Kyoto, une ville en évolution
Une des plus anciennes villes de l’archipel nippon, Kyoto a connu d’importantes évolutions. Alors que la ville ne comptait environ que 279 000 habitants lors de la création de la municipalité en 1889, sa superficie a doublé en 1918 avec le développement de nouvelles routes, du tramway électrique et la création de lotissements. “Le pic démographique le plus notable s’est produit entre 1920 et 1970, durant l’après-guerre. La population est passée d’environ 521 000 habitants en 1920 à environ 1,5 million en 1970, après quoi elle s’est stabilisée”, note RTF.

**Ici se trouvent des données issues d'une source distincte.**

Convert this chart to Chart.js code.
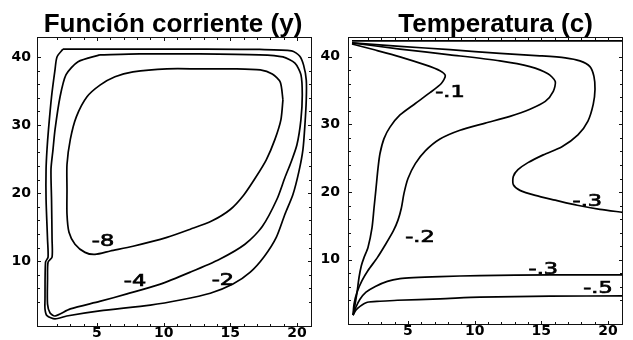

A mesure de l’urbanisation croissante de la région, la multiplication du bâti et la couverture artificielle du sol accentuent le réchauffement urbain, car les bâtiments et les routes absorbent davantage la chaleur du soleil que les paysages naturels. Dans les régions rurales alentours, le phénomène de floraison précoce est d’ailleurs plus modéré, notent les chercheurs.

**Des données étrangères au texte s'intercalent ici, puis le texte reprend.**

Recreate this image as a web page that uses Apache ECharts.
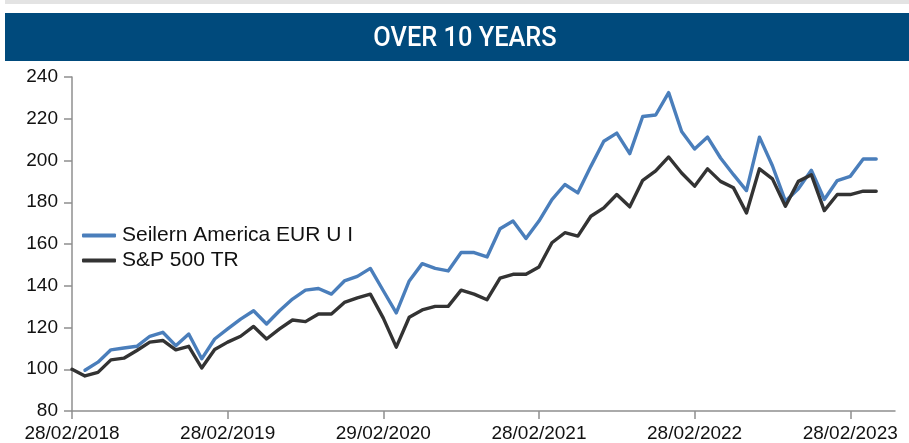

Cependant, le facteur déterminant reste le réchauffement climatique, observable à l’échelle de la planète et de la région. “Une tendance au réchauffement depuis le milieu du 20e siècle se reflète dans la phénologie des cerisiers, car les périodes de floraison arrivent plus tôt. La recherche d’attribution a démontré le rôle significatif des activités anthropiques dans la hausse des températures moyennes et extrêmes en Asie de l’Est, principalement due aux émissions de gaz à effet de serre”, expliquent les auteurs de l’étude.
Un phénomène qui ne se limite pas aux sakura
A l’instar des cerisiers, de nombreux végétaux connaissent des dérèglements croissants de leur cycle de floraison à cause du réchauffement climatique. C’est le cas notamment de plusieurs espèces de culture et de plantes à forte valeur économique, posant de graves problèmes pour la sécurité alimentaire et les moyens de subsistance des agriculteurs à travers le monde.

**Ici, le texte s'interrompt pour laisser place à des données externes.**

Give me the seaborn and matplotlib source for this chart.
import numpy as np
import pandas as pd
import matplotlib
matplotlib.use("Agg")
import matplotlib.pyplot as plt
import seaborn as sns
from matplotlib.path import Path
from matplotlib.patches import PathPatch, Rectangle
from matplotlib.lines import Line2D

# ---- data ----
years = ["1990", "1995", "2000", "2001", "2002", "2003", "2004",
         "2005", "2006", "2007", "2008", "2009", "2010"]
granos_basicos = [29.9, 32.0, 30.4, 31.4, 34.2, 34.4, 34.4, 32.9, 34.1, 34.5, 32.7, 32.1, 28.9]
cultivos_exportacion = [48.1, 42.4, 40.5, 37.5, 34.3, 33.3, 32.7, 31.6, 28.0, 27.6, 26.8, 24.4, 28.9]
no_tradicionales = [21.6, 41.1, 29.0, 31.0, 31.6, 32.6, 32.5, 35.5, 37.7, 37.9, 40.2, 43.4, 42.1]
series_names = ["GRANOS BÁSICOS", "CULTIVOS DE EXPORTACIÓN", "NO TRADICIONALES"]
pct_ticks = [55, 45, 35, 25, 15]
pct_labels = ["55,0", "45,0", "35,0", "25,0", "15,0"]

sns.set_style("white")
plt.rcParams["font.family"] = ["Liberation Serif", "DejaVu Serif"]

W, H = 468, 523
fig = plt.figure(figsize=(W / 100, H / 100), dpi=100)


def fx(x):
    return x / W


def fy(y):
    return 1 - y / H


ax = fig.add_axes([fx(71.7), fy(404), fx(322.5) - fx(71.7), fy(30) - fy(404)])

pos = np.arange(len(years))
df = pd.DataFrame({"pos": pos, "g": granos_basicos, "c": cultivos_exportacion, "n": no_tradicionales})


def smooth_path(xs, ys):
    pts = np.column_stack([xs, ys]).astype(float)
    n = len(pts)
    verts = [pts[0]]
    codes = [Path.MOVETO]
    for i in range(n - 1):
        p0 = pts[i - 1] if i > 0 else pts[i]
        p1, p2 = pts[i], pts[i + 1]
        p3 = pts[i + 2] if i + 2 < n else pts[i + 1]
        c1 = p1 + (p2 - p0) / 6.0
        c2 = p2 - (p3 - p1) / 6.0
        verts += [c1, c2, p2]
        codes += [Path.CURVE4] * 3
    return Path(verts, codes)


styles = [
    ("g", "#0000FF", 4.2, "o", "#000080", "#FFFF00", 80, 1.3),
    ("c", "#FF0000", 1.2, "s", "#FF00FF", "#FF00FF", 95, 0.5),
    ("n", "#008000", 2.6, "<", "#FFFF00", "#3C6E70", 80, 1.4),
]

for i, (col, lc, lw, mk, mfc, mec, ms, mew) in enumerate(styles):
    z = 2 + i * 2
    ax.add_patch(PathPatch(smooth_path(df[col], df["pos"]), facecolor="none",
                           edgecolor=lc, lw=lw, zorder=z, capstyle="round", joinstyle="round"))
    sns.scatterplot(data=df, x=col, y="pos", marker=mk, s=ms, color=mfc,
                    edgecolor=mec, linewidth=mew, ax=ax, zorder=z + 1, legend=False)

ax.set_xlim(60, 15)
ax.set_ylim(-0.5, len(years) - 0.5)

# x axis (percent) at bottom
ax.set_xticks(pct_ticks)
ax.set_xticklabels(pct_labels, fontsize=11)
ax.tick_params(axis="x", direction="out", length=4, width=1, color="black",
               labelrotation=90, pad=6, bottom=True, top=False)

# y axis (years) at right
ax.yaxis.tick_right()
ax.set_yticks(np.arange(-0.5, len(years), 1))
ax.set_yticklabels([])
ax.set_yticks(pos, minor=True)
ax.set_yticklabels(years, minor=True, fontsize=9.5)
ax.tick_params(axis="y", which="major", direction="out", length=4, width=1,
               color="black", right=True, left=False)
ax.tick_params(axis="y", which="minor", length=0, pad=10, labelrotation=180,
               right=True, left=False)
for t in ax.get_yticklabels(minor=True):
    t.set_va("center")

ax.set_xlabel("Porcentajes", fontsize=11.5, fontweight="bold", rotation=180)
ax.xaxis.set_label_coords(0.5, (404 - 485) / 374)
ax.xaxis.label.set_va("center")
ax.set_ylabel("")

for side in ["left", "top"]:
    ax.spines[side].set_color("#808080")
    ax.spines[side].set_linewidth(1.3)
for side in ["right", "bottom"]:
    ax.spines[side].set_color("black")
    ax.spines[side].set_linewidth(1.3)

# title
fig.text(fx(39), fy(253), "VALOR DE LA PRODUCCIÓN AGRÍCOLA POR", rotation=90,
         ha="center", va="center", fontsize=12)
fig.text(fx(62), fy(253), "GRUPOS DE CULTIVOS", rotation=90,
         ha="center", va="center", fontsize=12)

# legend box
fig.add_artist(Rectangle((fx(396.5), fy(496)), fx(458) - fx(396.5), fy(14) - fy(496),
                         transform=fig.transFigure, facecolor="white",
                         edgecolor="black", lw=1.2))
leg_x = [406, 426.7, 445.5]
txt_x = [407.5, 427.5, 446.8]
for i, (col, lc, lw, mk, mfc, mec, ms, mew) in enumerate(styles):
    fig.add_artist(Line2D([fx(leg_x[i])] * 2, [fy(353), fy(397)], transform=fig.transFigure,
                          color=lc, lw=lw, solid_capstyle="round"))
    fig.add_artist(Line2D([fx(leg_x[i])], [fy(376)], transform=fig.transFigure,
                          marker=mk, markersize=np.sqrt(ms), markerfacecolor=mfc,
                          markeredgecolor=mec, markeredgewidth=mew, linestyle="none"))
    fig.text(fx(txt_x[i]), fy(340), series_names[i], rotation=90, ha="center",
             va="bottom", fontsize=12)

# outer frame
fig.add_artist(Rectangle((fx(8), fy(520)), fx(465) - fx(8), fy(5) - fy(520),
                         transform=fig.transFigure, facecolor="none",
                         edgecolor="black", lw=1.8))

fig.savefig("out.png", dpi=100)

En outre, les plantes à floraison et les insectes dépendent fortement les uns des autres pour leur survie. Au rythme de relations millénaires savamment orchestrées tout au long des saisons et de leur cycle de vie, des liens d’interdépendance se tissent. “Alors qu’autrefois l’éclosion des fleurs et le retour des insectes étaient simultanés chaque printemps, les fleurs peuvent désormais fleurir avant que les insectes ne soient prêts, et inversement”, détaille Amos Tai, professeur associé de sciences du système terrestre à l’Université chinoise de Hong Kong, au média américain.
“Cela signifie que les insectes, essentiels à l’écosystème, risquent de ne pas trouver suffisamment de nourriture pour assurer leur survie, et que les plantes manquent de pollinisateurs pour se reproduire”, a-t-il expliqué. Les écosystèmes, peu armés face à ces fluctuations rapides et importantes, se voient gravement menacés par ce bouleversement d’ordre artificiel. Pour cause, dans la nature, les changements naturels du climat se font sur des temps très long, ce qui permet aux espèces de s’adapter en toute quiétude. Avec le changement anthropique, lié à l’Humanité, les phénomènes observés sont bien trop rapides pour permettre une adaptation efficace.
Témoins de l’ampleur du dérèglement climatique en cours, les cerisiers japonais connaissent également une floraison précoce ailleurs dans le monde. Selon le National Park Service américain, la date de floraison maximale des cerisiers qui ornent le Tidal Basin à Washington (DC) a été avancée de près d’une semaine, passant du 5 avril au 31 mars.